Все кинофильмы, снятые в Польше по романам Сенкевича, повторяют и приумножают его клеветнические выдумки в отношении тевтонских рыцарей и украинских казаков, литвинов и русинов. Российские историки еще до революции подробнейшим образом проанализировали его псевдоисторические сочинения и убедительно доказали, что вымысел в них значительно преобладает над достоверными фактами[25]. В этом плане он переплюнул даже Александра Дюма-отца, любившего говорить, что «история — всего лишь гвоздь, на который я вешаю плащ своего романа». В чем Сенкевичу действительно нельзя отказать, так это в закрученной интриге и блестящей художественной форме.
(5) Однако в «Хронике Великого Княжества Литовского и Жамойтского» ясно сказано, что именно поляки ничего не делали в то время, пока сражались литвины. Медлительность Ягайло после получения рыцарского вызова «Хроника» прямо объясняет его трусостью. В ней также упомянуто о том, что во время битвы у переправы на дороге в Польшу держали запряженных королевских скакунов. По приказу Ягайло — на всякий случай.
(6) Нет оснований верить заявлениям польских историков и о том, что в период Великой войны Витовт находился в подчинении у Ягайло («стоял ниже его коня»). Независимость Витовта как политика подтверждают факты:
— Территория ВКЛ, подвластная Витовту в 1410 году, в 2,5 раза превосходила территорию Польского королевства.
— Тевтоны долгое время верили в то, что Витовт собирается напасть на Польшу, а не на Орден.
— Равенство монархов признали их противники, поэтому перед битвой прислали в знак вызова на рыцарский поединок не один, а два меча — Витовту и Ягайло.
— Во время осады Мариенбурга Витовт решил, что своей цели он добился и, не считаясь с интересами Ягайло, вернулся домой.
(7) Польский историк, литератор и публицист Кароль Шайноха (K. Szajnocha; 1818–1868) в 1855 году издал книгу «Ядвига и Ягайло», в которой около 30 страниц посвятил описанию Грюнвальдской битвы. В ней он, в частности, писал:
«Во время молитвы Ягелло /отстоявшего две мессы подряд!/ место короля занял некто другой. Это был великий Витольд Кейстутович /Витовт/, главный герой Грюнвальдского дня».

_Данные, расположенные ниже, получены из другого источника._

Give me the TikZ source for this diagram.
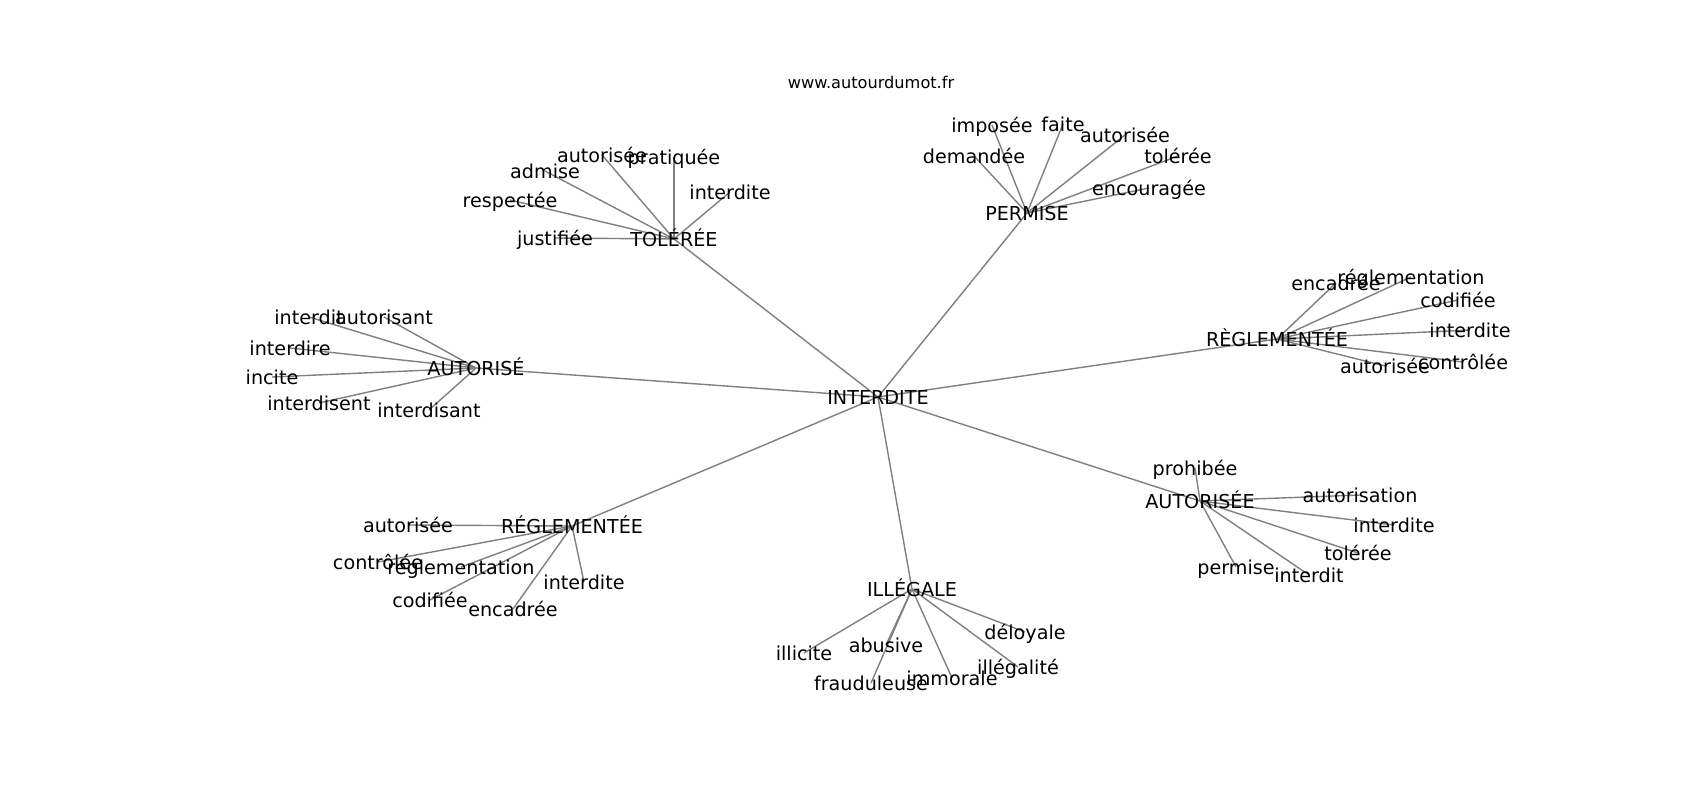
\documentclass[tikz,border=0pt]{standalone}
\usepackage{fontspec}
\setmainfont{DejaVu Sans}
\pgfdeclarelayer{bg}
\pgfsetlayers{bg,main}
\begin{document}
\begin{tikzpicture}[x=0.01cm,y=-0.01cm,
  lbl/.style={inner sep=0pt,outer sep=0pt,font=\fontsize{5.45pt}{6pt}\selectfont,text height=4pt,text depth=0pt,anchor=center},
  ttl/.style={inner sep=0pt,font=\fontsize{4.6pt}{5pt}\selectfont,text height=3.4pt,text depth=0pt},
  edge/.style={draw=black!50,line width=0.4pt}]
\useasboundingbox (0,0) rectangle (1700,800);
\node[ttl] (title) at (871,83) {www.autourdumot.fr};
% hubs
\node[lbl] (c) at (878,397) {INTERDITE};
\node[lbl] (t) at (674,239) {TOLÉRÉE};
\node[lbl] (p) at (1027,213) {PERMISE};
\node[lbl] (a) at (476,368) {AUTORISÉ};
\node[lbl] (r1) at (1277,339) {RÈGLEMENTÉE};
\node[lbl] (r2) at (572,526) {RÉGLEMENTÉE};
\node[lbl] (a2) at (1200,501) {AUTORISÉE};
\node[lbl] (il) at (912,589) {ILLÉGALE};
% TOLÉRÉE
\node[lbl] (t1) at (602,155) {autorisée};
\node[lbl] (t2) at (674,157) {pratiquée};
\node[lbl] (t3) at (545,171) {admise};
\node[lbl] (t4) at (730,192) {interdite};
\node[lbl] (t5) at (510,200) {respectée};
\node[lbl] (t6) at (555,238) {justifiée};
% PERMISE
\node[lbl] (p1) at (992,125) {imposée};
\node[lbl] (p2) at (1063,124) {faite};
\node[lbl] (p3) at (1125,135) {autorisée};
\node[lbl] (p4) at (974,156) {demandée};
\node[lbl] (p5) at (1178,156) {tolérée};
\node[lbl] (p6) at (1149,188) {encouragée};
% AUTORISÉ
\node[lbl] (a11) at (309,317) {interdit};
\node[lbl] (a12) at (384,317) {autorisant};
\node[lbl] (a13) at (290,348) {interdire};
\node[lbl] (a14) at (272,377) {incite};
\node[lbl] (a15) at (319,403) {interdisent};
\node[lbl] (a16) at (429,410) {interdisant};
% RÈGLEMENTÉE
\node[lbl] (r11) at (1336,283) {encadrée};
\node[lbl] (r12) at (1411,277) {réglementation};
\node[lbl] (r13) at (1458,300) {codifiée};
\node[lbl] (r14) at (1470,330) {interdite};
\node[lbl] (r15) at (1463,362) {contrôlée};
\node[lbl] (r16) at (1385,366) {autorisée};
% RÉGLEMENTÉE
\node[lbl] (r21) at (408,525) {autorisée};
\node[lbl] (r22) at (378,562) {contrôlée};
\node[lbl] (r23) at (461,567) {réglementation};
\node[lbl] (r24) at (584,582) {interdite};
\node[lbl] (r25) at (430,600) {codifiée};
\node[lbl] (r26) at (513,609) {encadrée};
% AUTORISÉE
\node[lbl] (a21) at (1195,468) {prohibée};
\node[lbl] (a22) at (1360,495) {autorisation};
\node[lbl] (a23) at (1394,525) {interdite};
\node[lbl] (a24) at (1358,553) {tolérée};
\node[lbl] (a25) at (1236,567) {permise};
\node[lbl] (a26) at (1309,575) {interdit};
% ILLÉGALE
\node[lbl] (i1) at (1025,632) {déloyale};
\node[lbl] (i2) at (804,653) {illicite};
\node[lbl] (i3) at (886,645) {abusive};
\node[lbl] (i4) at (1018,667) {illégalité};
\node[lbl] (i5) at (871,683) {frauduleuse};
\node[lbl] (i6) at (952,678) {immorale};
\begin{pgfonlayer}{bg}
\fill[white] (0,0) rectangle (1700,800);
\foreach \h in {t,p,a,r1,r2,a2,il} \draw[edge] (c.center) -- (\h.center);
\foreach \n in {1,...,6} {
  \draw[edge] (t.center) -- (t\n.center);
  \draw[edge] (p.center) -- (p\n.center);
  \draw[edge] (a.center) -- (a1\n.center);
  \draw[edge] (r1.center) -- (r1\n.center);
  \draw[edge] (r2.center) -- (r2\n.center);
  \draw[edge] (a2.center) -- (a2\n.center);
  \draw[edge] (il.center) -- (i\n.center);
}
\end{pgfonlayer}
\end{tikzpicture}
\end{document}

Тот же Шайноха отметил предательство кульмских рыцарей, повлекшее за собой бесповоротное изменение хода сражения в пользу союзников.
Понятно, что такие оценки вызвали острую неприязнь Генрика Сенкевича, а вслед за ним и последующих польских историков.
(8) Больше всех постарался Стефан Кучинский, главный польский специалист по Грюнвальду. Его перу принадлежат несколько монографий: «Великая война с Орденом крестоносцев в 1409–1411 гг.» (1955 г., второе дополненное издание 1960 г.), «Исторический комментарий к «Крестоносцам» Сенкевича» (1959 г.), «Битва под Грюнвальдом» (1987 г.) и ряд статей.